In the past year, alleged assaults on passengers by Uber drivers in San Francisco, Chicago, Boston, and other cities have called into question whether Uber’s employment screening procedures are keeping their customers safe. As allegations of driver misconduct mount, a growing consensus has emerged: Private background checks are not good enough. Uber, like most companies, currently screens job applicants using background checks run by private consumer reporting agencies (CRAs). These checks are compiled through manual searches of local court records.
Recent lawsuits, including one brought by prosecutors in California, have proposed that Uber could improve its background checks by fingerprinting job applicants and accessing criminal history information from the California Department of Justice (DOJ) and FBI criminal history databases. Unsurprisingly, the Taxicab, Limousine & Paratransit Association, whose members compete with Uber and are themselves subject to fingerprint-based screening, also supports this proposal. And now, even members of the U.S. Congress are demanding that companies like Uber adopt fingerprint-based background checks.

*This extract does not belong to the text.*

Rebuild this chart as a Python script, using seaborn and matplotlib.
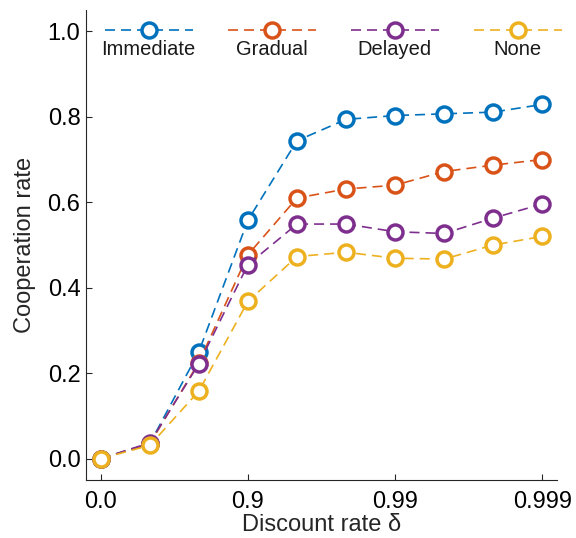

At first glance, the push towards fingerprinting job applicants seems to make sense. And of course, Uber should seek to increase customer safety through sound background check policies. But the intense focus on fingerprinting is grounded in two faulty assumptions: First, that fingerprint-based background checks are orders of magnitude more accurate than private ones (they’re not). And second, that evidence of past criminal history is always a strong indicator that a job applicant will engage in misconduct on the job (it’s not). In fact, the debate on which type of background check is the “gold standard” diverts attention from a more pervasive problem in the workplace—namely, the indiscriminate (and potentially unlawful) use of criminal history information to deny jobs to qualified workers.